As it respects God's pardoning the human race, I contend that this pardon existed from the beginning. Do not the Scriptures declare that God chose us in Christ before the foundation of the world? Yes, for "he calleth those things which be not as though they were." Well, could we be chosen in Christ without being pardoned? No, for the apostle says, "he that is in Christ is a new creature;" and, certainly, a man cannot be a new creature in Christ without being pardoned in the mind of Deity. If then in the omniscient mind of God, to whom there is no future, they were chosen in Christ before the foundation of the world, then in his mind, they must also have been pardoned before the world began. God never does a new act. By pardon we are not to understand the clearing of a guilty man from deserved punishment, but an entire deliverance from a disposition to sin. The period, when we are to be released from sin, is through death, where the earthly nature, with all its wants and temptations to sin, falls, and the heavenly nature rises in incorruption and glory through a resurrection from the dead. Is not this the day of redemption when we are set free? Yes, so saith the Scripture. Well do not redemption, remission, and forgiveness mean the same thing? They do. Then our pardon, remission or redemption will be realized through death and the resurrection. We will produce the Scriptures "in whom we have redemption through his blood, even the forgiveness of sins according to the riches of his grace." Here forgiveness and redemption are used synonymous, and are declared to be through the blood of Christ—that is, through his death, as a sacrifice for sin. Sin cannot exist beyond the sacrifice designed to take it away. He is represented as taking away the sin of the world under the figure of a Lamb. Sin will come to a finish, under the first covenant, exactly where Christ said "it is finished," at which moment the vail, concealing the "holy of holies," will be rent in twain, and the second covenant be opened. If we step beyond what Christ has said, we may as well give up the Scriptures, and trust to our own vain imaginations. There sin will end; and that is dismission, pardon or redemption from it. "O death! Where is thy sting? O grave! Where is thy victory? The sting of death is sin, and the strength of sin is the law —but thanks be to God, who giveth us the victory, through our Lord Jesus Christ."

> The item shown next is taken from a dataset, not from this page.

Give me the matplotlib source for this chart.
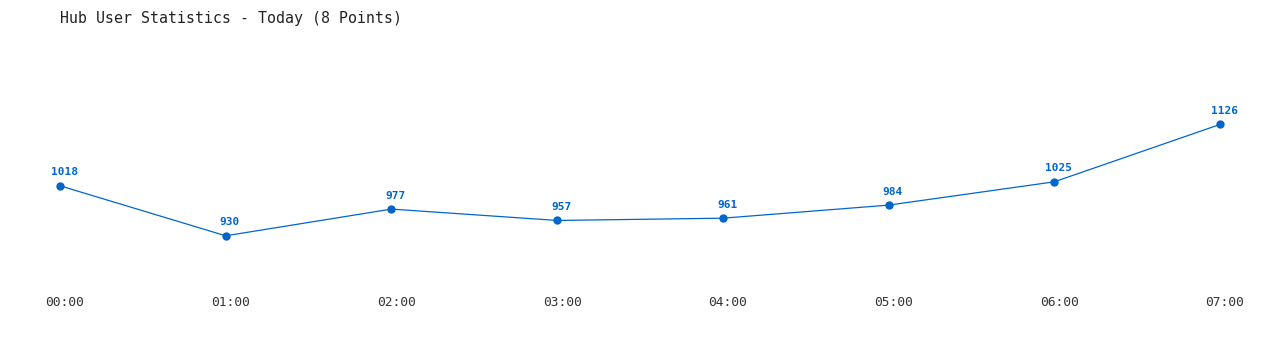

Now, here it is represented, that our victory, over sin and death, is when we rise to immortal glory. Our victory over sin is at the same instant with our victory over death; and who will deny that our victory over death will be at the resurrection? The objector may as well deny our victory over death at the resurrection, as to deny our victory over sin at that period. The whole is said to be "through Christ." He was our "forerunner" and "first fruits" to represent our condition there. When he expired, he was free from pain, and when he arose, he was free from temptation. So when we pass the same scene, we shall be like him, who is our "resurrection and life," otherwise the harvest will not be like "the first fruits."
God, then pardoned the human race, in Christ, when he made them. How? Ans. By ordering their existence in such a manner, that they should be freed from sin through death and the resurrection. That is the day of our final discharge—the day, when the prisoner shall be set free—the day, when our redemption shall come. But asks the objector, are we not to realize our pardon in this world? Ans. Only through faith in the reality. We look forward, and anchor our hope within the veil of death, and enjoy our pardon, or redemption, only by an eye of faith. This "faith works by love and purifies the heart." It causes us, in a great measure, to break off our sins by righteousness. But this has no influence, whatever, over the sins already committed. For them, we must still continue to feel miserable. Punishment is certain. From the sins that are committed, we only enjoy our pardon or redemption from them through faith in Christ the resurrection. Paul told the believers, that if there were no resurrection, their faith was vain, they were yet in their sins. This proves that they only enjoyed the pardon of their sins through faith in the resurrection, otherwise I see no force in his language.
But inquires, the reader, why do you pray that God would pardon our sins? Ans. I do not pray to turn the Almighty from his will and purpose; but humbly trust, that I spend my days in searching out what "that perfect will of God is," and then pray in reconciliation to his revealed will. It is wicked to pray what we do not believe. "Whatsoever is not of faith is sin." I believe that God pardoned us from the beginning, and that this pardon will be realized through death and the resurrection. And when I pray that God would pardon our sins, I mean that he would grant us an evidence of that pardon, which unchangeably existed in his eternal mind, by enlightening our understanding in the Scriptures of truth, and giving us correct views of his character as a Being of tenderness and compassion to the children of men. So when we say, God has pardoned us, we do not mean that he has been moved by our petitions to do a new act; but that through the appointed means, he has so far enlightened our minds, that we have received an evidence of that pardon which existed with him from the beginning, and by faith we look forward, believing it will take place through death and the resurrection, as Christ has proved. By this faith we perceive the love of God, and break off our sins by righteousness. But while in the flesh, we feel a thorn—a hell of conscious guilt for the sins we have committed, and though the penitent may beseech God, that this messenger of satan, buffeting him, may depart from him, yet the answer will be, "my grace is sufficient for thee."
We now perceive how God pardons sin, and yet punishes us for it. The misery, sin brings upon us, is our just punishment, and to be released from it, by the free grace of God, through death and the resurrection, is our pardon and redemption—For example—we say, in a cloudy day, "the sun does not shine;" but still he does. The clouds, just above our heads, prevent his rays from shining upon us. The change is not in the sun. The clouds disperse, and we say, "the sun shines," while in fact he is ever the same. The Scriptures say, "our God is a sun." He is unchangeably the same in all his brilliant perfections. "Sin like a cloud, and transgression like a thick cloud," rise over the mind and darken the understanding. Through this dark medium we look up to God, and think he has changed—that he is angry, and thunders are rolling from his hand, while in fact the whole change is in us. The moment our minds are enlightened by the beams of truth we rejoice, and say God has forgiven us. We receive an evidence of pardon, and enjoy it through faith, while God has remained unchangeably the same.